>> BEGIN Raw records

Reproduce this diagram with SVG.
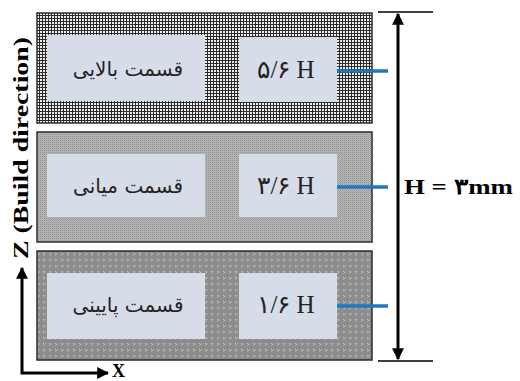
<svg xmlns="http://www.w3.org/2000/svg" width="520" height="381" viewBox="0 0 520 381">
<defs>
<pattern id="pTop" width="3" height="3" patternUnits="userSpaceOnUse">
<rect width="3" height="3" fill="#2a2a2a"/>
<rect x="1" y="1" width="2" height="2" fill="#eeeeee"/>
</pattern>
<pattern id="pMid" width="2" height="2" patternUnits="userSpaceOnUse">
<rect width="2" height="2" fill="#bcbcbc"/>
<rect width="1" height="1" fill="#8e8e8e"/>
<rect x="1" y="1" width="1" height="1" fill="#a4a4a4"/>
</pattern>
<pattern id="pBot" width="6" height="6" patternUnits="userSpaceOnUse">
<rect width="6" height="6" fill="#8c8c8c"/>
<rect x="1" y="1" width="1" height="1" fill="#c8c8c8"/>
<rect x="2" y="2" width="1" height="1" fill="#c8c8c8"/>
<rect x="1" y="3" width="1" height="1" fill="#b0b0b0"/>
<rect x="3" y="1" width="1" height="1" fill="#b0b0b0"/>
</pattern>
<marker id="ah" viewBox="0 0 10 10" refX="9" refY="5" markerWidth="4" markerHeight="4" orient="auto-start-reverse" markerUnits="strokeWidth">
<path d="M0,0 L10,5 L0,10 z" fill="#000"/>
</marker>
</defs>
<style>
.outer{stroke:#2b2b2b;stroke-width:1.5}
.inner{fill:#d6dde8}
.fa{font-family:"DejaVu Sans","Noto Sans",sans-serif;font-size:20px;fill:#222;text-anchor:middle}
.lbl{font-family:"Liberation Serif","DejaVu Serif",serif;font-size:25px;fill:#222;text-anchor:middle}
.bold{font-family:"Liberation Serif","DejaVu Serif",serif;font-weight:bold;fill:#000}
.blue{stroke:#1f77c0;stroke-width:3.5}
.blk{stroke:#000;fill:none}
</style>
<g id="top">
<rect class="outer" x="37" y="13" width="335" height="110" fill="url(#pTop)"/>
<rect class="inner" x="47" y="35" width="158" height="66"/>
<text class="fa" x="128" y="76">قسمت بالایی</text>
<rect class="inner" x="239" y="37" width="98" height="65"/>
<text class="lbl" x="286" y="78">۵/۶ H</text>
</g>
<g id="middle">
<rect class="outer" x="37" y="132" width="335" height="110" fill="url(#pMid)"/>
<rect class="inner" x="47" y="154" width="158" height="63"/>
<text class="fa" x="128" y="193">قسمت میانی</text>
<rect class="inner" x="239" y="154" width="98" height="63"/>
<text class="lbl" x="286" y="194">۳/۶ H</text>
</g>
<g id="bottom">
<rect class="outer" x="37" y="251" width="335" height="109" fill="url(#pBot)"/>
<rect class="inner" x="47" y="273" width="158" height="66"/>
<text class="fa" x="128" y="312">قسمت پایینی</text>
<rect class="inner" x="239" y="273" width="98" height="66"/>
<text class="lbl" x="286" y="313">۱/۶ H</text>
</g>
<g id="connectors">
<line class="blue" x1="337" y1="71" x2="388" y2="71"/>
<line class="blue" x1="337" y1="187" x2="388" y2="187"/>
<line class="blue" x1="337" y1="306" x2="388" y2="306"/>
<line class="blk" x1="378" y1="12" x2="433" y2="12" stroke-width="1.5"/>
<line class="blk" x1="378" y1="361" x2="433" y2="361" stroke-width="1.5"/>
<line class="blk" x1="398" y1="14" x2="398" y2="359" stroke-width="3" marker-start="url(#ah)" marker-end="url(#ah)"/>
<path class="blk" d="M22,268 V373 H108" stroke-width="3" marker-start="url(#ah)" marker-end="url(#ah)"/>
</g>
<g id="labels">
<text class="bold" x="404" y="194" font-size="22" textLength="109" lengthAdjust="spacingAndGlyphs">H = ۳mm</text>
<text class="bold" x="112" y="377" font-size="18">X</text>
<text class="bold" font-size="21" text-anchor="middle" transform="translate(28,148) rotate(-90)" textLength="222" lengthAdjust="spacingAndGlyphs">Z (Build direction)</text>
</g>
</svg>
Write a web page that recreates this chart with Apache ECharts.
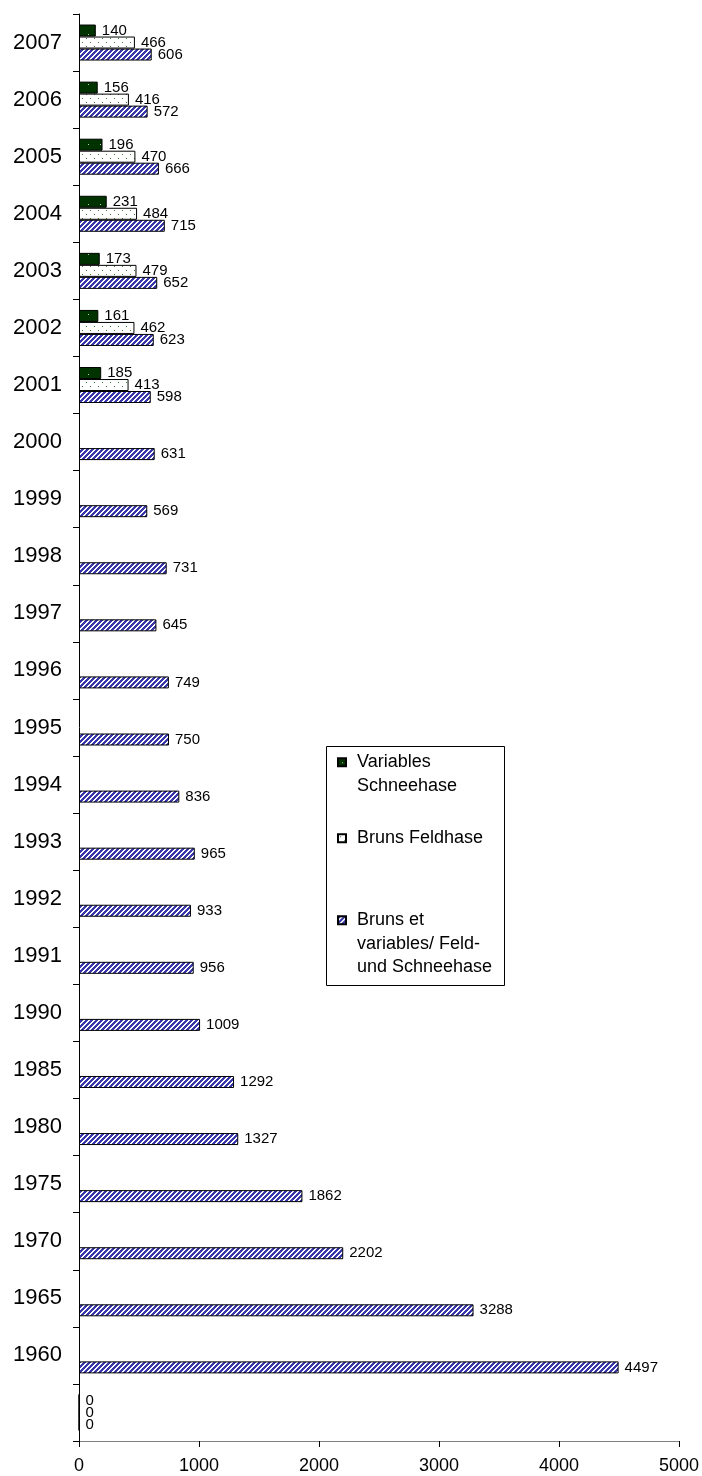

>> END Raw records

Problem statement
Identify each line holding the string "with", and copy it out.

Exercise answer
Reproduce this diagram with SVG.
Write a web page that recreates this chart with Apache ECharts.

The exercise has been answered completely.